**Problem to work on**
All the data should be repeated exactly. Any image in it is left out.

**Recorded data**

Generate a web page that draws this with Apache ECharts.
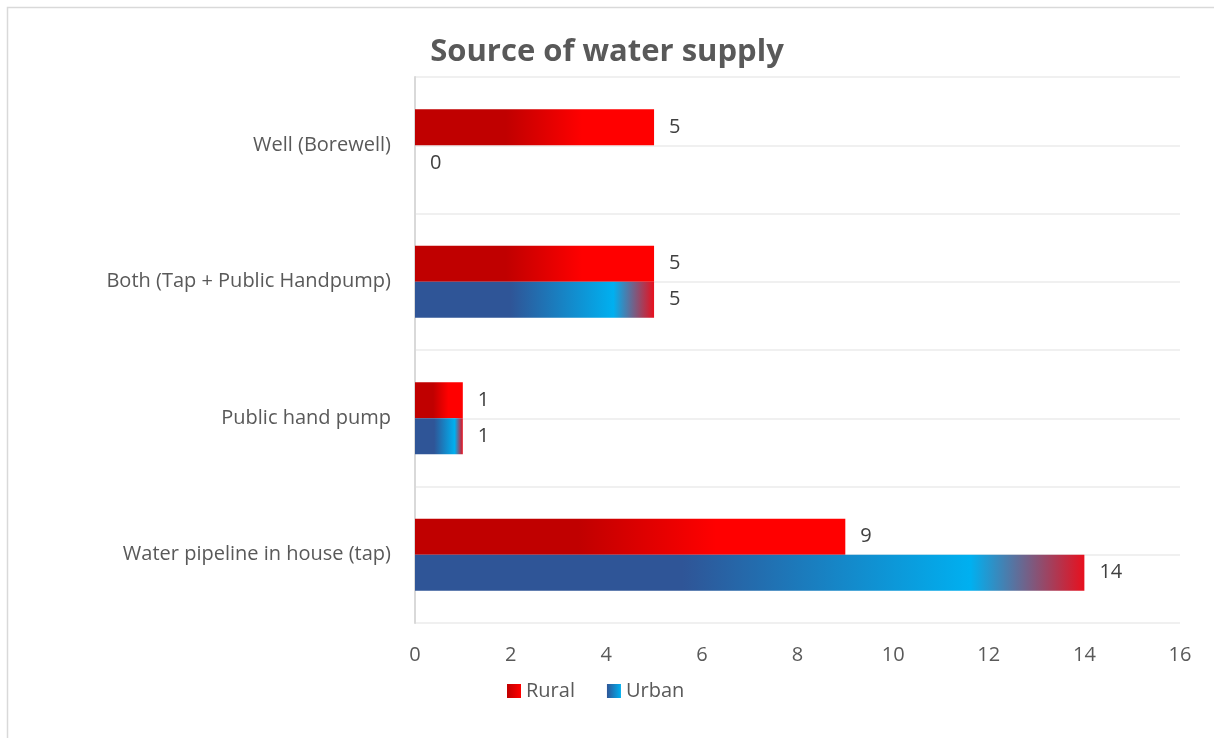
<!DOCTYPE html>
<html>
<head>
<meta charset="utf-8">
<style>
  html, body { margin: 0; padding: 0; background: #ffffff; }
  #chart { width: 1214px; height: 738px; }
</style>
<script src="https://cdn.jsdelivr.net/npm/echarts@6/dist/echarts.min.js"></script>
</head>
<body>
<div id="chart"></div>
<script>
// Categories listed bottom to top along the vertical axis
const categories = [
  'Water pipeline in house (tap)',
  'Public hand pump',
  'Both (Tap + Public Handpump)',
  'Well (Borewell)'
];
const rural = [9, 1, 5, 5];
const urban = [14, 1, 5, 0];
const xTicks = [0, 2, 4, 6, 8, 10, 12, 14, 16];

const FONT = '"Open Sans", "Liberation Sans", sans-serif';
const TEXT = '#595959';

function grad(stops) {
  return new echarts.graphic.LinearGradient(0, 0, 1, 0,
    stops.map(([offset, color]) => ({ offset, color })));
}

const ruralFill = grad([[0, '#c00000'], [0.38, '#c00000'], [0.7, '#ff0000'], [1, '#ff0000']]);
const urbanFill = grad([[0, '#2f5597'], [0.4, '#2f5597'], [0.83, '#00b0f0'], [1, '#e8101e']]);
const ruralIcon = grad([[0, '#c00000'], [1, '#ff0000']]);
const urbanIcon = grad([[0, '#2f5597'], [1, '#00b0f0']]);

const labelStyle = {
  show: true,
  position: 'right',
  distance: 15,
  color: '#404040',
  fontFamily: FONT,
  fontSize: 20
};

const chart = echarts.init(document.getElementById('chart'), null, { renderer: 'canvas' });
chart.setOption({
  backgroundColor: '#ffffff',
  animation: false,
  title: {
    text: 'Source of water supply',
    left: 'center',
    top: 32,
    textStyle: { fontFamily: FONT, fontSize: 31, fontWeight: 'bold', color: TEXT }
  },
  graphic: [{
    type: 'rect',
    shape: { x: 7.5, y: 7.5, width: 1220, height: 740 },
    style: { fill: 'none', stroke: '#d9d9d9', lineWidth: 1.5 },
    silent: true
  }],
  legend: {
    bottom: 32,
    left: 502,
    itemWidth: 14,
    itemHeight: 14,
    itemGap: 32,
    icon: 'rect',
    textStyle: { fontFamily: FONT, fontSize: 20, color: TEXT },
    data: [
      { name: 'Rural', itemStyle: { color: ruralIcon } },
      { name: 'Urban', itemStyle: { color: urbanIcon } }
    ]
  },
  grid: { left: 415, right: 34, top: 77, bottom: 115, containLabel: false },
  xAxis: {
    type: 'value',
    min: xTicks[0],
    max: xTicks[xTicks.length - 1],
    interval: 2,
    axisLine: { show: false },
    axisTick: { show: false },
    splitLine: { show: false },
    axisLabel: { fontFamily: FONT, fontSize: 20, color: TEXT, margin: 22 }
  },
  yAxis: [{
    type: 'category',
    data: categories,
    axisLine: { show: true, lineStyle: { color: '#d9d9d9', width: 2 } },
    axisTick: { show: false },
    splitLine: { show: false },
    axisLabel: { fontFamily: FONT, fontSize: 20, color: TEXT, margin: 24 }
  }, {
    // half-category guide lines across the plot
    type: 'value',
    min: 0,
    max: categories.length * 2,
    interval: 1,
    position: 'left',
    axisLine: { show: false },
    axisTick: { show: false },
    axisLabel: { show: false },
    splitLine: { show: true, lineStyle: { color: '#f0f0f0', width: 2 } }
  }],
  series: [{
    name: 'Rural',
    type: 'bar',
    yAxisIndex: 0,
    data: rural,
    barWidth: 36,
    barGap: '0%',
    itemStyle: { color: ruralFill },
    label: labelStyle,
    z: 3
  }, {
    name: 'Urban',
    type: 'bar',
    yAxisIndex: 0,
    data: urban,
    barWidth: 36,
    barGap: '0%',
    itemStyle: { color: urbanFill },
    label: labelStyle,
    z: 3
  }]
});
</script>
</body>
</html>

**Solution for this problem**
Generate a web page that draws this with Apache ECharts.
<!DOCTYPE html>
<html>
<head>
<meta charset="utf-8">
<style>
  html, body { margin: 0; padding: 0; background: #ffffff; }
  #chart { width: 1214px; height: 738px; }
</style>
<script src="https://cdn.jsdelivr.net/npm/echarts@6/dist/echarts.min.js"></script>
</head>
<body>
<div id="chart"></div>
<script>
// Categories listed bottom to top along the vertical axis
const categories = [
  'Water pipeline in house (tap)',
  'Public hand pump',
  'Both (Tap + Public Handpump)',
  'Well (Borewell)'
];
const rural = [9, 1, 5, 5];
const urban = [14, 1, 5, 0];
const xTicks = [0, 2, 4, 6, 8, 10, 12, 14, 16];

const FONT = '"Open Sans", "Liberation Sans", sans-serif';
const TEXT = '#595959';

function grad(stops) {
  return new echarts.graphic.LinearGradient(0, 0, 1, 0,
    stops.map(([offset, color]) => ({ offset, color })));
}

const ruralFill = grad([[0, '#c00000'], [0.38, '#c00000'], [0.7, '#ff0000'], [1, '#ff0000']]);
const urbanFill = grad([[0, '#2f5597'], [0.4, '#2f5597'], [0.83, '#00b0f0'], [1, '#e8101e']]);
const ruralIcon = grad([[0, '#c00000'], [1, '#ff0000']]);
const urbanIcon = grad([[0, '#2f5597'], [1, '#00b0f0']]);

const labelStyle = {
  show: true,
  position: 'right',
  distance: 15,
  color: '#404040',
  fontFamily: FONT,
  fontSize: 20
};

const chart = echarts.init(document.getElementById('chart'), null, { renderer: 'canvas' });
chart.setOption({
  backgroundColor: '#ffffff',
  animation: false,
  title: {
    text: 'Source of water supply',
    left: 'center',
    top: 32,
    textStyle: { fontFamily: FONT, fontSize: 31, fontWeight: 'bold', color: TEXT }
  },
  graphic: [{
    type: 'rect',
    shape: { x: 7.5, y: 7.5, width: 1220, height: 740 },
    style: { fill: 'none', stroke: '#d9d9d9', lineWidth: 1.5 },
    silent: true
  }],
  legend: {
    bottom: 32,
    left: 502,
    itemWidth: 14,
    itemHeight: 14,
    itemGap: 32,
    icon: 'rect',
    textStyle: { fontFamily: FONT, fontSize: 20, color: TEXT },
    data: [
      { name: 'Rural', itemStyle: { color: ruralIcon } },
      { name: 'Urban', itemStyle: { color: urbanIcon } }
    ]
  },
  grid: { left: 415, right: 34, top: 77, bottom: 115, containLabel: false },
  xAxis: {
    type: 'value',
    min: xTicks[0],
    max: xTicks[xTicks.length - 1],
    interval: 2,
    axisLine: { show: false },
    axisTick: { show: false },
    splitLine: { show: false },
    axisLabel: { fontFamily: FONT, fontSize: 20, color: TEXT, margin: 22 }
  },
  yAxis: [{
    type: 'category',
    data: categories,
    axisLine: { show: true, lineStyle: { color: '#d9d9d9', width: 2 } },
    axisTick: { show: false },
    splitLine: { show: false },
    axisLabel: { fontFamily: FONT, fontSize: 20, color: TEXT, margin: 24 }
  }, {
    // half-category guide lines across the plot
    type: 'value',
    min: 0,
    max: categories.length * 2,
    interval: 1,
    position: 'left',
    axisLine: { show: false },
    axisTick: { show: false },
    axisLabel: { show: false },
    splitLine: { show: true, lineStyle: { color: '#f0f0f0', width: 2 } }
  }],
  series: [{
    name: 'Rural',
    type: 'bar',
    yAxisIndex: 0,
    data: rural,
    barWidth: 36,
    barGap: '0%',
    itemStyle: { color: ruralFill },
    label: labelStyle,
    z: 3
  }, {
    name: 'Urban',
    type: 'bar',
    yAxisIndex: 0,
    data: urban,
    barWidth: 36,
    barGap: '0%',
    itemStyle: { color: urbanFill },
    label: labelStyle,
    z: 3
  }]
});
</script>
</body>
</html>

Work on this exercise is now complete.